Von Heinz Schöne
Wlassows Truppen waren auf Seiten Deutschlands kämpfende Russen, Ukrainer, Kosaken usw. Sie waren oft in deutschen Gefangenenlagern angeworben worden und nach Kosakentradition uniformiert. Von ihnen waren in den Apriltagen berittene Einheiten wohl auf der westlichen wie östlichen Elbseite im Einsatz. Dabei wollten sie auf keinen Fall in russische Gefangenschaft geraten, denn sie galten als Landesverräter und wurden dann entsprechend behandelt. Berittene Kundschafter der Roten Armee operierten in dieser Zeit auch in den noch von der Wehrmacht besetzten Gebieten. Hier ein wohl typisches Beispiel aus diesen Tagen. Am Nachmittag des 22. April 1945 hatte oberhalb des Fährweges in Lorenzkirch, außerhalb der Menschenmassen und der Brückenwache, eine Gruppe von zirka 30 Mann gelagert. Alle waren sicher der Meinung, es wären Wlassow-Truppen und niemand kümmerte sich um diese Gruppe. Am späten Nachmittag galoppierten sie außerhalb der voll gestopften Wege über den Hochwasserdamm und auf den Feldern entlang in Richtung Mühle davon. Vor der Mühle gab es ein kurzes Feuergefecht mit einer deutschen Einheit. Danach ritten sie quer durch die Menschenmassen in Richtung Rittergut Kreinitz davon. Es waren doch wohl Kundschafter der Roten Armee. Ob es die Einheit war, die später im Kreinitzer Busch als erste über die Elbe ging, ist eine unbestätigte Vermutung.

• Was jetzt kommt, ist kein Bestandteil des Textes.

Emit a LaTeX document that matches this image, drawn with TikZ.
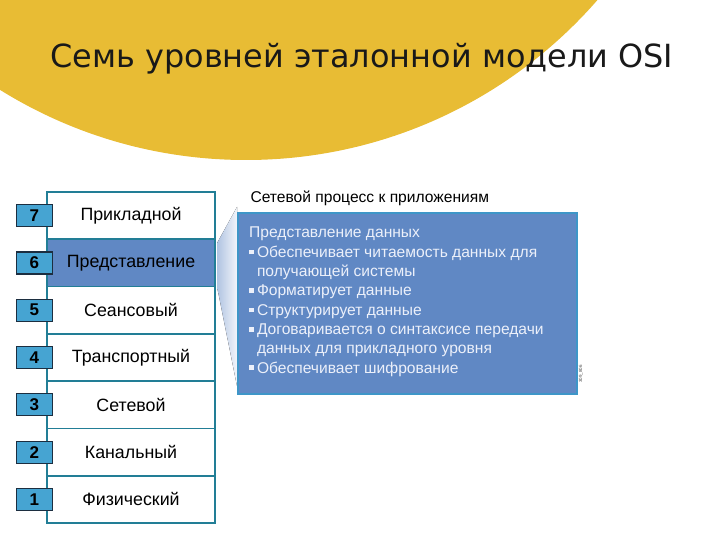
\documentclass[tikz,border=0pt]{standalone}
\usepackage{fontspec}
\setmainfont{Liberation Sans}
\newfontfamily\titlefont{DejaVu Sans}
\usetikzlibrary{positioning}

\definecolor{osiyellow}{RGB}{232,188,52}
\definecolor{ositeal}{RGB}{34,126,150}
\definecolor{osinum}{RGB}{70,164,210}
\definecolor{osidark}{RGB}{28,46,64}
\definecolor{osiblue}{RGB}{96,136,196}
\definecolor{osiframe}{RGB}{62,150,200}
\definecolor{ositext}{RGB}{236,240,250}

\tikzset{
    layerplain/.style={draw=ositeal, line width=1.6pt, outer sep=0pt,
        minimum width=168pt, minimum height=47.3pt,
        font=\fontsize{17.8}{19}\selectfont},
    layersel/.style={layerplain, fill=osiblue},
    numbox/.style={draw=osidark, fill=osinum, line width=1.2pt, inner sep=0pt,
        minimum width=36pt, minimum height=22pt,
        font=\bfseries\fontsize{17}{17}\selectfont}
}
\newcommand{\sqbul}{\rule[2.8pt]{4.8pt}{4.8pt}\hspace{3pt}}

\begin{document}
\begin{tikzpicture}[x=1pt, y=-1pt]
    \useasboundingbox (0,0) rectangle (720,540);

    % Yellow disc in the top left corner
    \begin{scope}
        \clip (0,0) rectangle (720,540);
        \fill[osiyellow] (246,-306) circle[radius=466pt];
    \end{scope}

    \node[anchor=base, text=black!90] (title) at (362,68)
        {\titlefont\fontsize{31.9}{32}\selectfont Семь уровней эталонной модели OSI};

    % Layer stack
    \node[layerplain] (lay7) at (131,215.6) {Прикладной};
    \foreach \n/\prev/\name/\sty in {6/7/Представление/layersel, 5/6/Сеансовый/layerplain,
            4/5/Транспортный/layerplain, 3/4/Сетевой/layerplain,
            2/3/Канальный/layerplain, 1/2/Физический/layerplain}
        \node[\sty, below=0pt of lay\prev] (lay\n) {\name};

    % Callout wedge from layer 6 to the info box
    \coordinate (boxnw) at (237,212);
    \fill[left color=osiblue!50, right color=osiblue!8] ([xshift=2pt, yshift=-4pt]lay6.north east)
        -- ([yshift=5pt]boxnw) -- (boxnw |- 0,386) -- ([xshift=2pt]lay6.south east) -- cycle;

    \draw[ositeal, line width=2.2pt] (lay7.north west) rectangle (lay1.south east);

    % Layer numbers
    \foreach \n in {7,6,...,1}
        \node[numbox, anchor=east] (num\n) at ([xshift=6pt]lay\n.west) {\n};

    % Info box
    \node[anchor=west, font=\fontsize{15.6}{17}\selectfont] (proc) at (247,198)
        {Сетевой процесс к приложениям};
    \node[draw=osiframe, fill=osiblue, line width=2.2pt, anchor=north west, inner sep=0pt,
        minimum width=339pt, minimum height=181pt] (info) at (boxnw) {};
    \node[anchor=north west, align=left, inner sep=0pt, text=ositext,
        font=\fontsize{15.6}{19.3}\selectfont] (infotext) at (249,227)
        {Представление данных\\
         \sqbul Обеспечивает читаемость данных для\\
         \hspace{7.8pt}получающей системы\\
         \sqbul Форматирует данные\\
         \sqbul Структурирует данные\\
         \sqbul Договаривается о синтаксисе передачи\\
         \hspace{7.8pt}данных для прикладного уровня\\
         \sqbul Обеспечивает шифрование};

    \node[rotate=90, font=\fontsize{4.5}{5}\selectfont, text=black!70] (figid)
        at (581,374) {309\_806};
\end{tikzpicture}
\end{document}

Die Flucht aus dem Dorfe Nauwalde am 22. April 1945 in Richtung Elbe: Im Ort hatte sich vorher eine deutsche Nachschubeinheit einquartiert. Über die folgenden Ereignisse berichten Briefe vom 14. Januar und 12. Februar 1946. Gesucht wurde dabei Gewissheit über einen gefallenen Soldaten in Lorenzkirch. Eine Frau, nennen wir sie Reibig, berichtet dabei über folgende Ereignisse: Am Sonntag, dem 22. April, um 12.30 Uhr zogen wir mit Pferd und Wagen und der Abteilung Soldaten in Richtung Elbe.
In Spansberg und Nieska wurde dabei noch auf andere Kameraden gewartet. Nach einer Stunde bei Regen- und Schneeschauern tauchten auf der Straße schon die ersten russischen Panzer auf. Wir aber zogen weiter. Mit uns gingen auch russische Kosaken mit bis zur Elbe. Sie berichtet weiter: „Diese Kosaken haben dann an der Elbe gegen unsere Soldaten gekämpft.“ Die Frage bleibt bestehen, was waren das für Kosaken? Waren es Wlassow-Truppen oder Kundschafter der Roten Armee? Frau Reibig berichtet weiter, was sich noch bis zur Elbe abgespielt hat, kann man nicht beschreiben, dass muss man erlebt haben. Wie viel Menschen unterwegs durch Beschuss starben, wie viele dann an der Elbe vor Angst freiwillig ins Wasser gingen, wird wohl nie zu erfahren sein. Wohl aber wurde berichtet, dass der Kutscher eines Pferdefuhrwerks, ein Soldat, tot neben dem Wagen auf der Wiese lag.
Treibjagd auf Menschen
Frau R. schrieb weiter, dass nach ihrer eigenen Heimkehr im Mai immer noch Mütter fehlten und trotz intensiver Suche nirgendwo gefunden wurden. Sie vermerkte auch, dass eine Frau des Ortes und ihre zehnjährige Tochter schwer verwundet nach Hause kamen und bald danach starben.